start RAW RECORDS

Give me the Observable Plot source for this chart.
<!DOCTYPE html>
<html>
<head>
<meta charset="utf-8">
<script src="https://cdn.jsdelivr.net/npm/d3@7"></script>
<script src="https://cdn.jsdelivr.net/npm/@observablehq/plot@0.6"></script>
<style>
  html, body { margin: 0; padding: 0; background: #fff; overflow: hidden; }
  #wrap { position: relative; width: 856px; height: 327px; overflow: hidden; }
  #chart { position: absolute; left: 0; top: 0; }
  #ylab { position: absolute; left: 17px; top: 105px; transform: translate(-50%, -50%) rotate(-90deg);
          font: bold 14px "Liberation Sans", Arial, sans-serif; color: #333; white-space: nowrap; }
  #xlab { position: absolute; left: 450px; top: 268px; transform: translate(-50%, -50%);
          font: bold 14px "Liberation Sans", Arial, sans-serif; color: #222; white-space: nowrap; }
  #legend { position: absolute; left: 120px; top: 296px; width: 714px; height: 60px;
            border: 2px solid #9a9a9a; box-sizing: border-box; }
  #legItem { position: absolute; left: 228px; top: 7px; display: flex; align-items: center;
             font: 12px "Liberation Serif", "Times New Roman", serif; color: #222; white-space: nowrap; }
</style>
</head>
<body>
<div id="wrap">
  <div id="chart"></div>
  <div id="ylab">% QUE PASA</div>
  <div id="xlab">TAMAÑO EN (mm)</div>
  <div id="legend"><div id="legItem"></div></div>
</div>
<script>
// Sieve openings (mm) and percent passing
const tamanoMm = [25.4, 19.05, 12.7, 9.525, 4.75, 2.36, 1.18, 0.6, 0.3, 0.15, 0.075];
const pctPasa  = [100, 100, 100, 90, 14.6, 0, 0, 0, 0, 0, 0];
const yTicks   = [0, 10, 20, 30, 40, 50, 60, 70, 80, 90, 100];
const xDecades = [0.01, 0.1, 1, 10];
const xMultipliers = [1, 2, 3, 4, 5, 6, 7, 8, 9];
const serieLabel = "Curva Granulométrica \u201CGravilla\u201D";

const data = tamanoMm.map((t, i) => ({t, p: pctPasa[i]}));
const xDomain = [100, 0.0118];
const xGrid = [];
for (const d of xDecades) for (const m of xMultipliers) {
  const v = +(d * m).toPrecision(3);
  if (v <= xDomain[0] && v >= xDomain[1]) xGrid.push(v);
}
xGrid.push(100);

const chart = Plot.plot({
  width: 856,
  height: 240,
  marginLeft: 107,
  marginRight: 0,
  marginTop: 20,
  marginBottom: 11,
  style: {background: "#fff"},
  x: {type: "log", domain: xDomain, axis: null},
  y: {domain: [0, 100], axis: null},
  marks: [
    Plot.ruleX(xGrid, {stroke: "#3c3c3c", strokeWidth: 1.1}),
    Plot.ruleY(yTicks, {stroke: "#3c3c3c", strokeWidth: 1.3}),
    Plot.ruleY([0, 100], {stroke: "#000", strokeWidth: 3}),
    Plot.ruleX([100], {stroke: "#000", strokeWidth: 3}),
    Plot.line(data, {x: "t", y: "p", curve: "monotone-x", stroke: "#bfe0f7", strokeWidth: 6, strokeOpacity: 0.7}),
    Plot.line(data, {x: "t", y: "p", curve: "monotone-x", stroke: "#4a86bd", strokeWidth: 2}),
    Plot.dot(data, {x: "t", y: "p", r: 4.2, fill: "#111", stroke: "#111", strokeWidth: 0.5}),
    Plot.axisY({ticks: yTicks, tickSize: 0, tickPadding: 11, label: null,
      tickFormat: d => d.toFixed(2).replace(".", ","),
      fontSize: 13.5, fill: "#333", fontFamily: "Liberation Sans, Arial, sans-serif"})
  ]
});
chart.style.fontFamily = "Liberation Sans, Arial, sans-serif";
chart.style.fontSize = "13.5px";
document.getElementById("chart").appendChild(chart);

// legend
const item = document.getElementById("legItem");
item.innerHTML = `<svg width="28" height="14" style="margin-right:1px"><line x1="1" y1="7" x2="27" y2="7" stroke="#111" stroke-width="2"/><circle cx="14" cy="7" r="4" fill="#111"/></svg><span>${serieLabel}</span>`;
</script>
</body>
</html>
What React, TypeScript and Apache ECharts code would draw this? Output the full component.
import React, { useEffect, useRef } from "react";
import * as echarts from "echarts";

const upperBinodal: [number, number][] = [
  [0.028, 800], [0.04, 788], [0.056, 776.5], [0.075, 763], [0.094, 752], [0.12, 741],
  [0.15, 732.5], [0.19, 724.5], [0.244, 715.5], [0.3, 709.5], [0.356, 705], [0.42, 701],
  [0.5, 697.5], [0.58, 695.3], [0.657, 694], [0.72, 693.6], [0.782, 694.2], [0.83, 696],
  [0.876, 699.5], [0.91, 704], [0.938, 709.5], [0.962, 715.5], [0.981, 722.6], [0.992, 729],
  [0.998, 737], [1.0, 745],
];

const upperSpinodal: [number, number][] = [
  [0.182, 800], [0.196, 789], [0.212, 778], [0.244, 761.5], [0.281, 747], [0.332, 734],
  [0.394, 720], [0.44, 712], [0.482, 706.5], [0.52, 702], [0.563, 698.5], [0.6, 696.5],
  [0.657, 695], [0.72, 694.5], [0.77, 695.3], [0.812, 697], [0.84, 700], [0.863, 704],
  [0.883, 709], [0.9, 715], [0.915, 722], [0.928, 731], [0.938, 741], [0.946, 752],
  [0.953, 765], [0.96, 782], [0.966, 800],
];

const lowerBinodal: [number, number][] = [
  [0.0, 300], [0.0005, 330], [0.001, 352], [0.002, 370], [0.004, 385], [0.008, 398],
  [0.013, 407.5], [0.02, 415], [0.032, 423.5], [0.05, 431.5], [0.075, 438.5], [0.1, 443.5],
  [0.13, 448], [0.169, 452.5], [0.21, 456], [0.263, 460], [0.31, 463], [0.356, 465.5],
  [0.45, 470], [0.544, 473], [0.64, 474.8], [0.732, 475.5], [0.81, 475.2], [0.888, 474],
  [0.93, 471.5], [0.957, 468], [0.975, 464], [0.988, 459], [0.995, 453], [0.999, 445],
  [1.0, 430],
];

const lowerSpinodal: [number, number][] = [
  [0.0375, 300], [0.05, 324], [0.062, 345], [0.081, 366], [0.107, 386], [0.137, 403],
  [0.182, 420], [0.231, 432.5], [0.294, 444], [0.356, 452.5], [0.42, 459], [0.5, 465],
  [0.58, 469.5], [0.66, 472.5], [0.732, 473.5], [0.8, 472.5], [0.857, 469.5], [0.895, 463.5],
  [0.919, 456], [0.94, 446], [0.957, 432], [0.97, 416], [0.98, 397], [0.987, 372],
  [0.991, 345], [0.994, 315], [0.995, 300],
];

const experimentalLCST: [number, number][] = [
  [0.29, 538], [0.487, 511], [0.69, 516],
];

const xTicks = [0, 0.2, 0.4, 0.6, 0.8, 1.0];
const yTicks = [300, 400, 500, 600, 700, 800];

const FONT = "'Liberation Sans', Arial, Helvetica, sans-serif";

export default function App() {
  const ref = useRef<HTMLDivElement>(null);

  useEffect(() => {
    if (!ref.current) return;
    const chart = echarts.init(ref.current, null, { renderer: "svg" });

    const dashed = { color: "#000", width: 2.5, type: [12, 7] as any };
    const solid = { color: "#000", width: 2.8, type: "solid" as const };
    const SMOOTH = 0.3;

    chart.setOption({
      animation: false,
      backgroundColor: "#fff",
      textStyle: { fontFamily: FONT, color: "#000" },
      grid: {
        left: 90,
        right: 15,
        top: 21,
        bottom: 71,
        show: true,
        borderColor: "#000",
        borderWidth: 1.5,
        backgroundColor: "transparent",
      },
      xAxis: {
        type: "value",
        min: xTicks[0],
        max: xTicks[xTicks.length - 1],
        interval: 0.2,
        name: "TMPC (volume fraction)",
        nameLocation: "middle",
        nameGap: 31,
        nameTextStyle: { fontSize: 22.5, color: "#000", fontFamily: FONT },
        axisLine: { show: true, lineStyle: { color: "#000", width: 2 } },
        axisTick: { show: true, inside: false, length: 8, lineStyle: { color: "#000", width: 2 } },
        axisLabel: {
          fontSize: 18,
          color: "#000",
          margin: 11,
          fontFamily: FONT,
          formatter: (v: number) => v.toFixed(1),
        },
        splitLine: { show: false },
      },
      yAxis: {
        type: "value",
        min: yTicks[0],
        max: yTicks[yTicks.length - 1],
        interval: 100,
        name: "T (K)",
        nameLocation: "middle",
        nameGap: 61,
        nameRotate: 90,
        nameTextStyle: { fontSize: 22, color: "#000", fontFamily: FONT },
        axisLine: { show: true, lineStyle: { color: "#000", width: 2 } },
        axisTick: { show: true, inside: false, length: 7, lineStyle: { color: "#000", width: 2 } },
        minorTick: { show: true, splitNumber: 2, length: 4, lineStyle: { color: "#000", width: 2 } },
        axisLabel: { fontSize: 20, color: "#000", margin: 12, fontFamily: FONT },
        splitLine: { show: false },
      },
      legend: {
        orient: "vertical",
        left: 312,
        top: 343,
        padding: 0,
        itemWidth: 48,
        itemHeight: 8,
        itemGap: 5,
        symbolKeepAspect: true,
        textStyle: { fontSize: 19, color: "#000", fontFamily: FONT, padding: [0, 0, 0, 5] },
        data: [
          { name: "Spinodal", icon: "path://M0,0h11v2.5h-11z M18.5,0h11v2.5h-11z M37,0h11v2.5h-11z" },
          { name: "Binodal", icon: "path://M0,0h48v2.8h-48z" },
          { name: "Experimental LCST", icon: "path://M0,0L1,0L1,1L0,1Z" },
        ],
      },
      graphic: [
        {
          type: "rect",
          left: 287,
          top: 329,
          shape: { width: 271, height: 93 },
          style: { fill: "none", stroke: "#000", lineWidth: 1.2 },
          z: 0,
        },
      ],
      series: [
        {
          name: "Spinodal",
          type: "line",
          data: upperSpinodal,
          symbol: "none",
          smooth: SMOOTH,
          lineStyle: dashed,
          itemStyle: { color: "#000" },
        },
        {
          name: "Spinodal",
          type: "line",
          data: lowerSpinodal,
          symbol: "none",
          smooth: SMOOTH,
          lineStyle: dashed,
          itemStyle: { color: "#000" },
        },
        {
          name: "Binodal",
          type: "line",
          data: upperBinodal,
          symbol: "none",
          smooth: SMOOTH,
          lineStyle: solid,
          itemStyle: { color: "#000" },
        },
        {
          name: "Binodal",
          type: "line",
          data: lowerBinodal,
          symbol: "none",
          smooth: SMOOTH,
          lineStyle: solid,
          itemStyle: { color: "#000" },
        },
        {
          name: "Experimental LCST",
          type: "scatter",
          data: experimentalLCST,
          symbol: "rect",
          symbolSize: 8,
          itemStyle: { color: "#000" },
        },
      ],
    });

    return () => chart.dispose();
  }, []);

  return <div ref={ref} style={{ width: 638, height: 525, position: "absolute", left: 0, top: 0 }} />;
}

end RAW RECORDS

**TASK INSTRUCTIONS**
Return all lines containing the word "this".

**THE REPLY**
Give me the Observable Plot source for this chart.
What React, TypeScript and Apache ECharts code would draw this? Output the full component.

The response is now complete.